The last legacy of these programs is that African Americans are inept and incapable homeowners. There is a much longer legacy of African Americans as poor neighbors and as a source of blight and, in general, a community malady. But this much longer discourse of Blacks as “bad neighbors” was transformed into an assessment of Black property owners. These slurs would eventually be used to justify the “subprime” designation of Black people and their neighborhoods when those practices took hold in the late 1990s and 2000s. These perceptions of African American homeowners and renters as detrimental to property values continue to drive racist practices in real estate.

What, if any, hope do you see for how to address the legacy of federal housing policy and the predatory market? What can be done?
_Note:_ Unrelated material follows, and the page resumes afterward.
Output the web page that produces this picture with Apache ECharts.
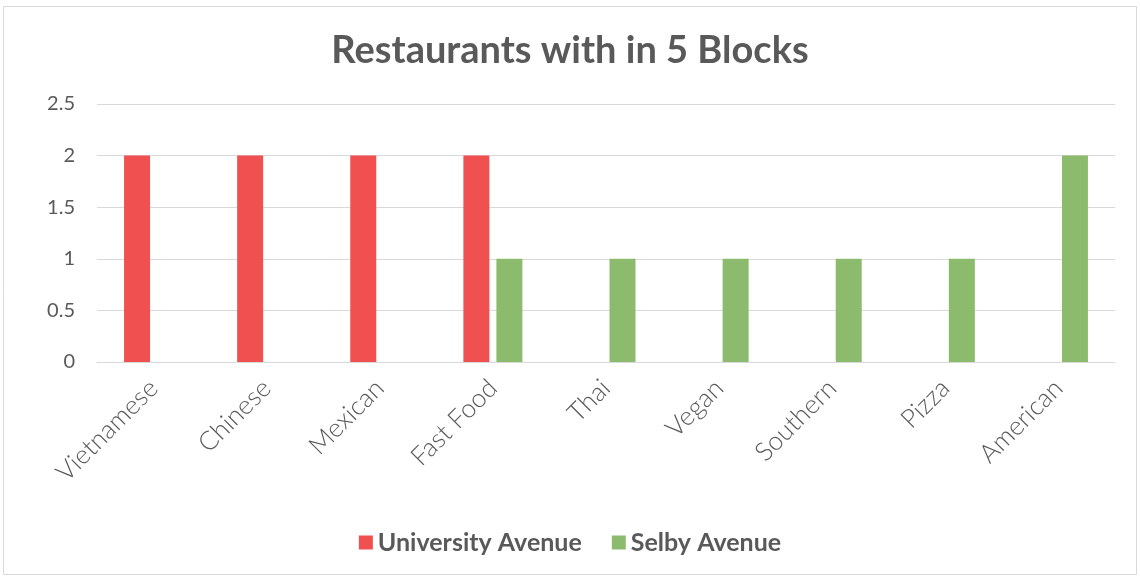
<!DOCTYPE html>
<html>
<head>
<meta charset="utf-8">
<script src="https://cdn.jsdelivr.net/npm/echarts@6/dist/echarts.min.js"></script>
<style>
  html, body { margin: 0; padding: 0; background: #fff; }
  #chart { width: 1140px; height: 578px; }
</style>
</head>
<body>
<div id="chart"></div>
<script>
// 类目和两个系列的数据
const categories = ['Vietnamese', 'Chinese', 'Mexican', 'Fast Food', 'Thai', 'Vegan', 'Southern', 'Pizza', 'American'];
const universityAve = [2, 2, 2, 2, null, null, null, null, null];
const selbyAve = [null, null, null, 1, 1, 1, 1, 1, 2];
const yTicks = [0, 0.5, 1, 1.5, 2, 2.5];

const textColor = '#595959';
const chart = echarts.init(document.getElementById('chart'), null, { renderer: 'canvas' });

chart.setOption({
  animation: false,
  color: ['#F05050', '#8DBB6E'],
  title: {
    text: 'Restaurants with in 5 Blocks',
    left: 'center',
    top: 27,
    textStyle: {
      fontFamily: 'Lato',
      fontSize: 38,
      fontWeight: 'bold',
      color: textColor
    }
  },
  // 外边框
  graphic: [{
    type: 'rect',
    shape: { x: 3.5, y: 6.5, width: 1133, height: 568 },
    style: { fill: 'none', stroke: '#D9D9D9', lineWidth: 1 },
    silent: true
  }],
  grid: {
    left: 97,
    right: 25,
    top: 104,
    bottom: 216,
    containLabel: false
  },
  legend: {
    bottom: 18,
    left: 'center',
    itemWidth: 14,
    itemHeight: 14,
    itemGap: 30,
    itemTextGap: 4,
    icon: 'rect',
    textStyle: {
      fontFamily: 'Lato',
      fontSize: 25,
      fontWeight: 'bold',
      color: textColor
    }
  },
  xAxis: {
    type: 'category',
    data: categories,
    axisTick: { show: false },
    axisLine: { lineStyle: { color: '#D9D9D9', width: 1 } },
    axisLabel: {
      rotate: 45,
      margin: 22,
      fontFamily: 'Lato',
      fontSize: 26,
      fontWeight: 300,
      color: textColor
    }
  },
  yAxis: {
    type: 'value',
    min: 0,
    max: 2.5,
    interval: 0.5,
    axisLine: { show: false },
    axisTick: { show: false },
    splitLine: { lineStyle: { color: '#D9D9D9', width: 1 } },
    axisLabel: {
      margin: 22,
      fontFamily: 'Lato',
      fontSize: 20,
      color: textColor,
      formatter: (v) => (yTicks.includes(v) ? String(v) : '')
    }
  },
  series: [
    {
      name: 'University Avenue',
      type: 'bar',
      data: universityAve,
      barWidth: 26,
      barGap: '27%'
    },
    {
      name: 'Selby Avenue',
      type: 'bar',
      data: selbyAve,
      barWidth: 26,
      barGap: '27%'
    }
  ]
});
</script>
</body>
</html>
It is complicated. As long as shelter exists in the private market, its susceptibility to market manipulation to increase its value is always a possibility. Racial segregation has helped to shape the property values in exclusive, mostly white neighborhoods. The farther these communities are from African Americans, the more valued they are considered. Segregated African American communities have different value that is derived from what can be extracted by landlords, real-estate speculators, and other moneyed interests in real estate. These are typical dynamics of the market that are inescapable.
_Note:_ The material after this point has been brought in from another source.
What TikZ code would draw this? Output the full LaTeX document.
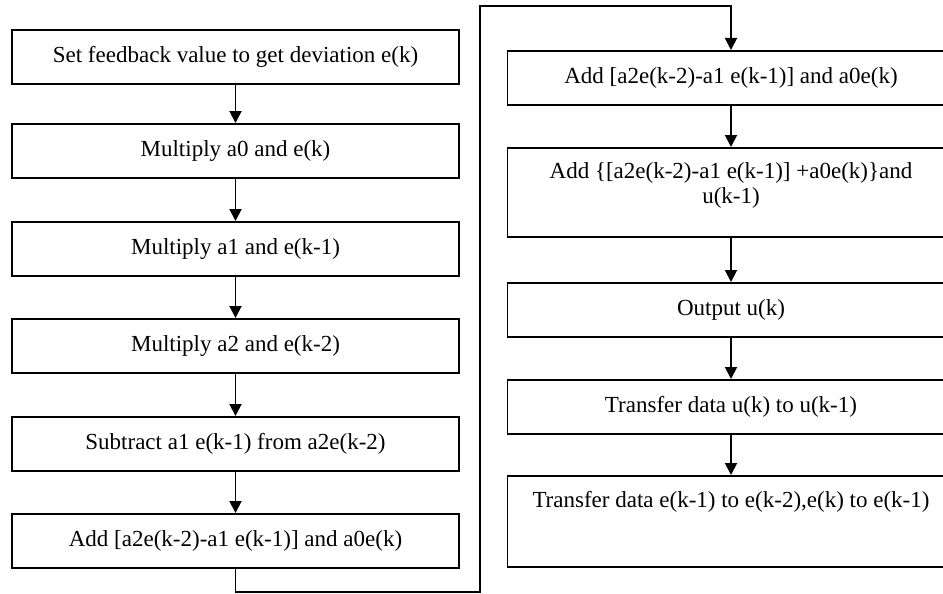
\documentclass[tikz,border=0pt]{standalone}
\usepackage{fontspec}
\setmainfont{Liberation Serif}
\usetikzlibrary{arrows.meta}
\begin{document}
\begin{tikzpicture}[x=1pt,y=-1pt,
  stepbox/.style={draw, line width=1.9pt, minimum width=447pt, minimum height=54pt,
    inner sep=0pt, font=\fontsize{23}{25}\selectfont, anchor=north},
  flow/.style={line width=1.9pt, -{Triangle[length=12pt,width=12pt]}}]
\useasboundingbox (0,0) rectangle (943,594);
\clip (0,0) rectangle (943,594);
% left column
\node[stepbox] (b1) at (235.5,29) {Set feedback value to get deviation e(k)};
\node[stepbox] (b2) at (235.5,123) {Multiply a0 and e(k)};
\node[stepbox] (b3) at (235.5,221) {Multiply a1 and e(k-1)};
\node[stepbox] (b4) at (235.5,318) {Multiply a2 and e(k-2)};
\node[stepbox] (b5) at (235.5,416) {Subtract a1 e(k-1) from a2e(k-2)};
\node[stepbox] (b6) at (235.5,513) {Add [a2e(k-2)-a1 e(k-1)] and a0e(k)};
% right column
\node[stepbox] (b7) at (731,50) {Add [a2e(k-2)-a1 e(k-1)] and a0e(k)};
\node[stepbox, align=center, text height=56pt, text depth=33pt] (b8) at (731,147)
  {Add \{[a2e(k-2)-a1 e(k-1)] +a0e(k)\}and\\u(k-1)};
\node[stepbox] (b9) at (731,282) {Output u(k)};
\node[stepbox] (b10) at (731,379) {Transfer data u(k) to u(k-1)};
\node[stepbox, text height=32pt, text depth=59pt] (b11) at (731,475)
  {Transfer data e(k-1) to e(k-2),e(k) to e(k-1)};
% arrows
\draw[flow] (b1) -- (b2);
\draw[flow] (b2) -- (b3);
\draw[flow] (b3) -- (b4);
\draw[flow] (b4) -- (b5);
\draw[flow] (b5) -- (b6);
\coordinate (c1) at (236,592);
\coordinate (c2) at (480,6);
\draw[flow] (b6.south) -- (b6.south |- c1) -| (c2) -| (b7.north);
\draw[flow] (b7) -- (b8);
\draw[flow] (b8) -- (b9);
\draw[flow] (b9) -- (b10);
\draw[flow] (b10) -- (b11);
\end{tikzpicture}
\end{document}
But if the federal government were actually serious about ending housing discrimination, there are clear steps that could be taken, including: levying behavior-altering fines for patterns of racial discrimination in housing; appropriating the funds for robust enforcement of fair housing; use of Title VI of the 1964 Civil Rights Act, which allows the federal government to withhold the funds of municipalities that are found to have violated civil rights rules; and, finally, the federal government could once again assume the responsibility for housing large sections of the population. If market practices entice racially motivated behaviors in the marketplace, then removing housing from that realm would end the incentive to invoke race for financial reasons.

What do you most hope the audience comes away with after reading Race for Profit?

I want people to understand the ways that market-based remedies to solve the perennial dearth of safe, sound, and affordable housing have produced unsafe, unsound, and ultimately unaffordable housing. I want people to understand the role of business and government in creating the housing dilemmas that African American communities have weathered. I also want people to know that African Americans did not endure these conditions passively or dispassionately, but instead, Black women helped to mobilize Black neighborhoods to resist the efforts of private sector forces and their government backers to destroy their homes and neighborhoods.

The willingness of Black women to fight through the humiliation of having been scammed or duped into buying a deteriorating and unsafe house meant that these stories did not remain isolated but were woven into a collective experience. The willingness to speak out inspired class action lawsuits, newspaper exposes, and Congressional hearings all of which exposed the conditions of Black urban housing at a critical moment in the history of US housing policies.